== PROBLEM TO WORK ON ==
Exact reproduction of the data is required, with images excluded.

== SUPPLIED MATERIAL ==
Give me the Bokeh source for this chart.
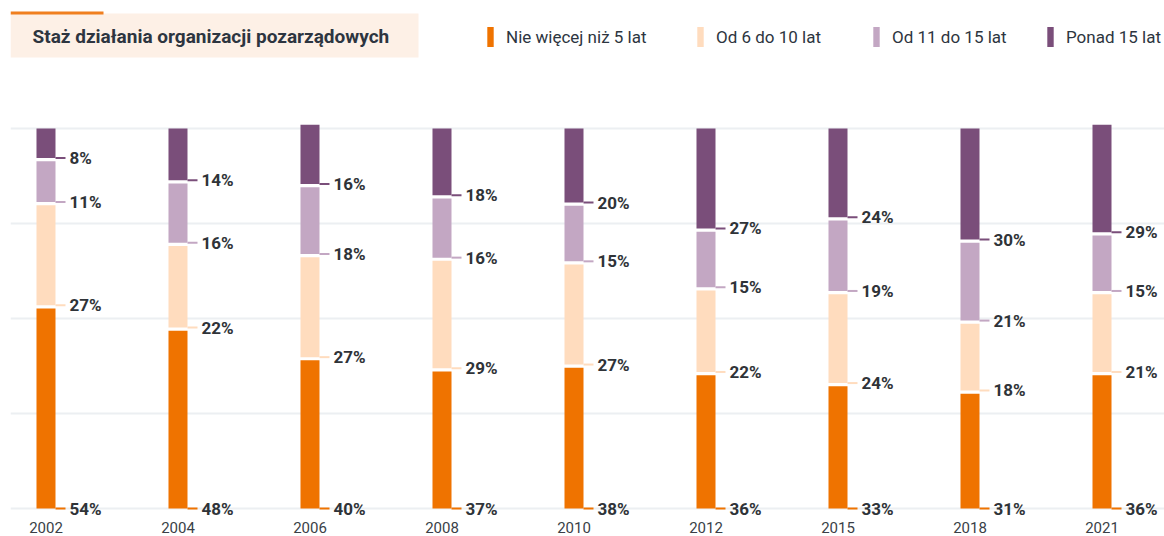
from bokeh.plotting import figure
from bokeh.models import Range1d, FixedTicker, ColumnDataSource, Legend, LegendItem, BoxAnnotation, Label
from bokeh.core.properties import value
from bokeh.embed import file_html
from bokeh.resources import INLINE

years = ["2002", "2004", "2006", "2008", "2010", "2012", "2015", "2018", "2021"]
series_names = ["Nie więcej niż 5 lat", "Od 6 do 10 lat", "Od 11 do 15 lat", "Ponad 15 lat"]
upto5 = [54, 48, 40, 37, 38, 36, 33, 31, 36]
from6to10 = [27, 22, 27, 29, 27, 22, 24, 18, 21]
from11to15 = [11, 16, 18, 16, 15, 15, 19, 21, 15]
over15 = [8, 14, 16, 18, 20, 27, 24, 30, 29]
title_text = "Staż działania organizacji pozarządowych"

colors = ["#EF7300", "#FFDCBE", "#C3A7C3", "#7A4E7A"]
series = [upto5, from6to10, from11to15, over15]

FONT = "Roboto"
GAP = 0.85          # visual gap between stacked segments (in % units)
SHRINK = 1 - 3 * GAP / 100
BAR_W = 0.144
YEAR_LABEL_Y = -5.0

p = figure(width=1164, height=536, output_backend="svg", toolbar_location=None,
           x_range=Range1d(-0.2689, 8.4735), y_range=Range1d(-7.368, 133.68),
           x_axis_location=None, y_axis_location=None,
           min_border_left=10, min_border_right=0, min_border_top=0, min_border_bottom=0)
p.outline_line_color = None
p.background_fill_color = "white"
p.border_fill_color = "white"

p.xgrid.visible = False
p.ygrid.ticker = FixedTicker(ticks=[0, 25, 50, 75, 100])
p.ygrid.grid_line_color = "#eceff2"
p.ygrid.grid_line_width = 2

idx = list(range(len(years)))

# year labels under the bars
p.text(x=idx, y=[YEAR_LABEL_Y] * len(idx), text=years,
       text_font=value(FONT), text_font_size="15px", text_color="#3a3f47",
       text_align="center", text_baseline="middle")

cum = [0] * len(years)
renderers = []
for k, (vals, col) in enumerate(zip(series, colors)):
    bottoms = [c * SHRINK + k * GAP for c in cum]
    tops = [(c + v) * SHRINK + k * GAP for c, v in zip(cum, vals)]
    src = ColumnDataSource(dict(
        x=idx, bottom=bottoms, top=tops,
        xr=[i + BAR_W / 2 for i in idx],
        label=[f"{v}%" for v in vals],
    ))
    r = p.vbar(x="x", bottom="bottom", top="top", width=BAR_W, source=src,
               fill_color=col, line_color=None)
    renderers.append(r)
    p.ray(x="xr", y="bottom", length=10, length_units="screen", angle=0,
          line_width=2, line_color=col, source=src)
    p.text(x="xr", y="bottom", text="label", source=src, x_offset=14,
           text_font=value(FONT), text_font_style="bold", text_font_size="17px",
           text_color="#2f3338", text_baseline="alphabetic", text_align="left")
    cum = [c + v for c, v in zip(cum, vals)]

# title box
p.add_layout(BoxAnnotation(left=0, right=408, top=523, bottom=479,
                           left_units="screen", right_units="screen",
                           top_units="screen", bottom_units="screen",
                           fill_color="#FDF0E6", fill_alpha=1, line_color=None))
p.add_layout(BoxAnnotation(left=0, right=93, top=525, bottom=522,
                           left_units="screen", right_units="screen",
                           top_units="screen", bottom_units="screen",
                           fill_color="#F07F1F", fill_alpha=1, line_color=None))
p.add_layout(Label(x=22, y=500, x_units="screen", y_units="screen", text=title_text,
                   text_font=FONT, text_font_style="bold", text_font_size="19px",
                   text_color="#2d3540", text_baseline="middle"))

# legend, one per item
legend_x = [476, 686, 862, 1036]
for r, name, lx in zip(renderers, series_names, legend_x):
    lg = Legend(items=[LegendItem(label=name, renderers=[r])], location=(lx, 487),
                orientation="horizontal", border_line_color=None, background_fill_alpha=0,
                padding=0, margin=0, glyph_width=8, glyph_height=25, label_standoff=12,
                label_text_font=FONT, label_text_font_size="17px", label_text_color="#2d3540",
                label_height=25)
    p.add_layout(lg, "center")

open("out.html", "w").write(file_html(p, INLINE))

== ANSWER TO THE TASK ==
Give me the Bokeh source for this chart.
from bokeh.plotting import figure
from bokeh.models import Range1d, FixedTicker, ColumnDataSource, Legend, LegendItem, BoxAnnotation, Label
from bokeh.core.properties import value
from bokeh.embed import file_html
from bokeh.resources import INLINE

years = ["2002", "2004", "2006", "2008", "2010", "2012", "2015", "2018", "2021"]
series_names = ["Nie więcej niż 5 lat", "Od 6 do 10 lat", "Od 11 do 15 lat", "Ponad 15 lat"]
upto5 = [54, 48, 40, 37, 38, 36, 33, 31, 36]
from6to10 = [27, 22, 27, 29, 27, 22, 24, 18, 21]
from11to15 = [11, 16, 18, 16, 15, 15, 19, 21, 15]
over15 = [8, 14, 16, 18, 20, 27, 24, 30, 29]
title_text = "Staż działania organizacji pozarządowych"

colors = ["#EF7300", "#FFDCBE", "#C3A7C3", "#7A4E7A"]
series = [upto5, from6to10, from11to15, over15]

FONT = "Roboto"
GAP = 0.85          # visual gap between stacked segments (in % units)
SHRINK = 1 - 3 * GAP / 100
BAR_W = 0.144
YEAR_LABEL_Y = -5.0

p = figure(width=1164, height=536, output_backend="svg", toolbar_location=None,
           x_range=Range1d(-0.2689, 8.4735), y_range=Range1d(-7.368, 133.68),
           x_axis_location=None, y_axis_location=None,
           min_border_left=10, min_border_right=0, min_border_top=0, min_border_bottom=0)
p.outline_line_color = None
p.background_fill_color = "white"
p.border_fill_color = "white"

p.xgrid.visible = False
p.ygrid.ticker = FixedTicker(ticks=[0, 25, 50, 75, 100])
p.ygrid.grid_line_color = "#eceff2"
p.ygrid.grid_line_width = 2

idx = list(range(len(years)))

# year labels under the bars
p.text(x=idx, y=[YEAR_LABEL_Y] * len(idx), text=years,
       text_font=value(FONT), text_font_size="15px", text_color="#3a3f47",
       text_align="center", text_baseline="middle")

cum = [0] * len(years)
renderers = []
for k, (vals, col) in enumerate(zip(series, colors)):
    bottoms = [c * SHRINK + k * GAP for c in cum]
    tops = [(c + v) * SHRINK + k * GAP for c, v in zip(cum, vals)]
    src = ColumnDataSource(dict(
        x=idx, bottom=bottoms, top=tops,
        xr=[i + BAR_W / 2 for i in idx],
        label=[f"{v}%" for v in vals],
    ))
    r = p.vbar(x="x", bottom="bottom", top="top", width=BAR_W, source=src,
               fill_color=col, line_color=None)
    renderers.append(r)
    p.ray(x="xr", y="bottom", length=10, length_units="screen", angle=0,
          line_width=2, line_color=col, source=src)
    p.text(x="xr", y="bottom", text="label", source=src, x_offset=14,
           text_font=value(FONT), text_font_style="bold", text_font_size="17px",
           text_color="#2f3338", text_baseline="alphabetic", text_align="left")
    cum = [c + v for c, v in zip(cum, vals)]

# title box
p.add_layout(BoxAnnotation(left=0, right=408, top=523, bottom=479,
                           left_units="screen", right_units="screen",
                           top_units="screen", bottom_units="screen",
                           fill_color="#FDF0E6", fill_alpha=1, line_color=None))
p.add_layout(BoxAnnotation(left=0, right=93, top=525, bottom=522,
                           left_units="screen", right_units="screen",
                           top_units="screen", bottom_units="screen",
                           fill_color="#F07F1F", fill_alpha=1, line_color=None))
p.add_layout(Label(x=22, y=500, x_units="screen", y_units="screen", text=title_text,
                   text_font=FONT, text_font_style="bold", text_font_size="19px",
                   text_color="#2d3540", text_baseline="middle"))

# legend, one per item
legend_x = [476, 686, 862, 1036]
for r, name, lx in zip(renderers, series_names, legend_x):
    lg = Legend(items=[LegendItem(label=name, renderers=[r])], location=(lx, 487),
                orientation="horizontal", border_line_color=None, background_fill_alpha=0,
                padding=0, margin=0, glyph_width=8, glyph_height=25, label_standoff=12,
                label_text_font=FONT, label_text_font_size="17px", label_text_color="#2d3540",
                label_height=25)
    p.add_layout(lg, "center")

open("out.html", "w").write(file_html(p, INLINE))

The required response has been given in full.